# Data lines

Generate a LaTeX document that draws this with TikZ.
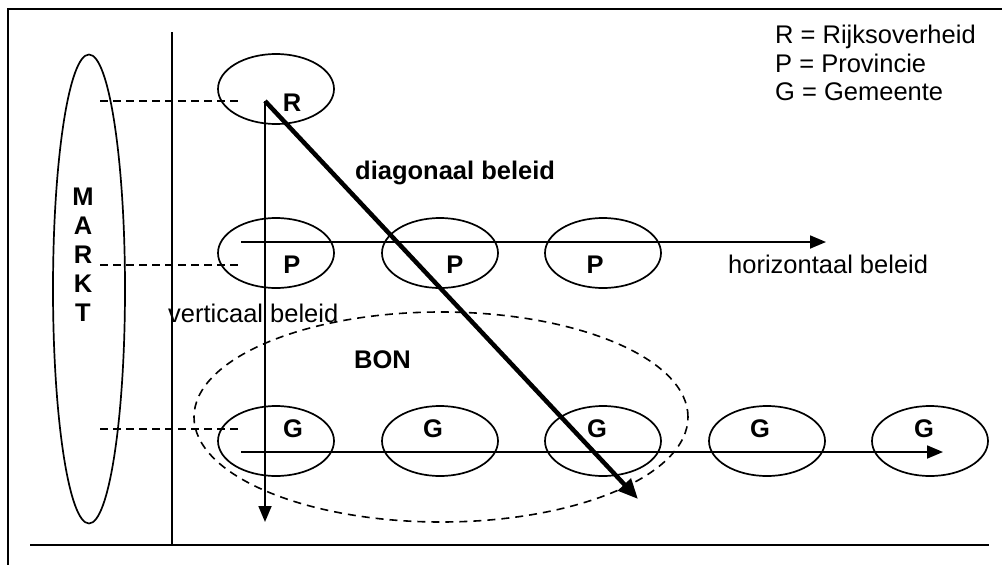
\documentclass[tikz,border=0pt]{standalone}
\usepackage{fontspec}
\setmainfont{Liberation Sans}
\usetikzlibrary{shapes.geometric,arrows.meta}
\begin{document}
\begin{tikzpicture}[x=1pt,y=-1pt,
  every node/.style={font=\fontsize{25.5}{29}\selectfont, inner sep=0pt},
  thinline/.style={line width=1.8pt},
  frameline/.style={line width=2pt},
  org/.style={ellipse, draw, line width=1.7pt, minimum width=116pt, minimum height=70pt},
  letter/.style={anchor=base, font=\fontsize{25.5}{29}\selectfont\bfseries},
  lbl/.style={anchor=base west},
  guide/.style={line width=1.7pt, dash pattern=on 8pt off 5pt},
  arr/.style={line width=1.8pt, -{Triangle[length=16pt,width=13pt]}},
  thickarr/.style={line width=4.5pt, -{Triangle[length=20pt,width=17pt]}}
]
\useasboundingbox (0,0) rectangle (1002,565);

% frame
\coordinate (fTL) at (8,9);
\coordinate (fTR) at (1002,9);
\coordinate (fBL) at (8,565);
\coordinate (bL) at (30,545);
\coordinate (bR) at (989,545);
\coordinate (vT) at (172,32);
\coordinate (vB) at (172,545);
\draw[frameline] (fTR) -- (fTL) -- (fBL);
\draw[frameline] (bL) -- (bR);
\draw[thinline] (vT) -- (vB);

% MARKT
\node[ellipse, draw, line width=1.7pt, minimum width=72pt, minimum height=469pt] (markt) at (89,289) {};
\node[letter] (m1) at (83,205) {M};
\node[letter] (m2) at (83,234) {A};
\node[letter] (m3) at (83,263) {R};
\node[letter] (m4) at (83,292) {K};
\node[letter] (m5) at (83,321) {T};

% BON dashed ellipse
\node[ellipse, draw, line width=1.6pt, dash pattern=on 8pt off 6pt, minimum width=494pt, minimum height=210pt] (bon) at (441,417) {};
\node[lbl, font=\fontsize{25.5}{29}\selectfont\bfseries] (bonl) at (354,368) {BON};

% organisations
\node[org] (R) at (276,89) {};
\node[org] (P1) at (276,253) {};
\node[org] (P2) at (440,253) {};
\node[org] (P3) at (603,253) {};
\node[org] (G1) at (276,441) {};
\node[org] (G2) at (440,441) {};
\node[org] (G3) at (603,441) {};
\node[org] (G4) at (767,441) {};
\node[org] (G5) at (930,441) {};

\node[letter] (Rl) at (292,111) {R};
\node[letter] (P1l) at (292,273) {P};
\node[letter] (P2l) at (455,273) {P};
\node[letter] (P3l) at (595,273) {P};
\node[letter] (G1l) at (293,437) {G};
\node[letter] (G2l) at (433,437) {G};
\node[letter] (G3l) at (597,437) {G};
\node[letter] (G4l) at (760,437) {G};
\node[letter] (G5l) at (924,437) {G};

% dashed guides
\coordinate (dR0) at (100,101);  \coordinate (dR1) at (242,101);
\coordinate (dP0) at (100,265);  \coordinate (dP1) at (242,265);
\coordinate (dG0) at (100,429);  \coordinate (dG1) at (242,429);
\draw[guide] (dR0) -- (dR1);
\draw[guide] (dP0) -- (dP1);
\draw[guide] (dG0) -- (dG1);

% arrows
\coordinate (o) at (265,101);
\coordinate (vEnd) at (265,522);
\coordinate (hP0) at (241,242);
\coordinate (hP1) at (826,242);
\coordinate (hG0) at (241,452);
\coordinate (hG1) at (943,452);
\coordinate (dEnd) at (638,499);
\draw[arr] (o) -- (vEnd);
\draw[arr] (hP0) -- (hP1);
\draw[arr] (hG0) -- (hG1);
\draw[thickarr] (o) -- (dEnd);

% labels
\node[lbl] (vl) at (168,322) {verticaal beleid};
\node[lbl, font=\fontsize{25.5}{29}\selectfont\bfseries] (dl) at (355,179) {diagonaal beleid};
\node[lbl] (hl) at (728,273) {horizontaal beleid};

% legend
\node[lbl] (leg1) at (775,43) {R = Rijksoverheid};
\node[lbl] (leg2) at (775,72) {P = Provincie};
\node[lbl] (leg3) at (775,100) {G = Gemeente};
\end{tikzpicture}
\end{document}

# Given instruction
Leave out the pictures and repeat exactly the lines from the start of the material through the line that contains "(m5) at (83,321)", both included.

# The answer
Generate a LaTeX document that draws this with TikZ.
\documentclass[tikz,border=0pt]{standalone}
\usepackage{fontspec}
\setmainfont{Liberation Sans}
\usetikzlibrary{shapes.geometric,arrows.meta}
\begin{document}
\begin{tikzpicture}[x=1pt,y=-1pt,
  every node/.style={font=\fontsize{25.5}{29}\selectfont, inner sep=0pt},
  thinline/.style={line width=1.8pt},
  frameline/.style={line width=2pt},
  org/.style={ellipse, draw, line width=1.7pt, minimum width=116pt, minimum height=70pt},
  letter/.style={anchor=base, font=\fontsize{25.5}{29}\selectfont\bfseries},
  lbl/.style={anchor=base west},
  guide/.style={line width=1.7pt, dash pattern=on 8pt off 5pt},
  arr/.style={line width=1.8pt, -{Triangle[length=16pt,width=13pt]}},
  thickarr/.style={line width=4.5pt, -{Triangle[length=20pt,width=17pt]}}
]
\useasboundingbox (0,0) rectangle (1002,565);

% frame
\coordinate (fTL) at (8,9);
\coordinate (fTR) at (1002,9);
\coordinate (fBL) at (8,565);
\coordinate (bL) at (30,545);
\coordinate (bR) at (989,545);
\coordinate (vT) at (172,32);
\coordinate (vB) at (172,545);
\draw[frameline] (fTR) -- (fTL) -- (fBL);
\draw[frameline] (bL) -- (bR);
\draw[thinline] (vT) -- (vB);

% MARKT
\node[ellipse, draw, line width=1.7pt, minimum width=72pt, minimum height=469pt] (markt) at (89,289) {};
\node[letter] (m1) at (83,205) {M};
\node[letter] (m2) at (83,234) {A};
\node[letter] (m3) at (83,263) {R};
\node[letter] (m4) at (83,292) {K};
\node[letter] (m5) at (83,321) {T};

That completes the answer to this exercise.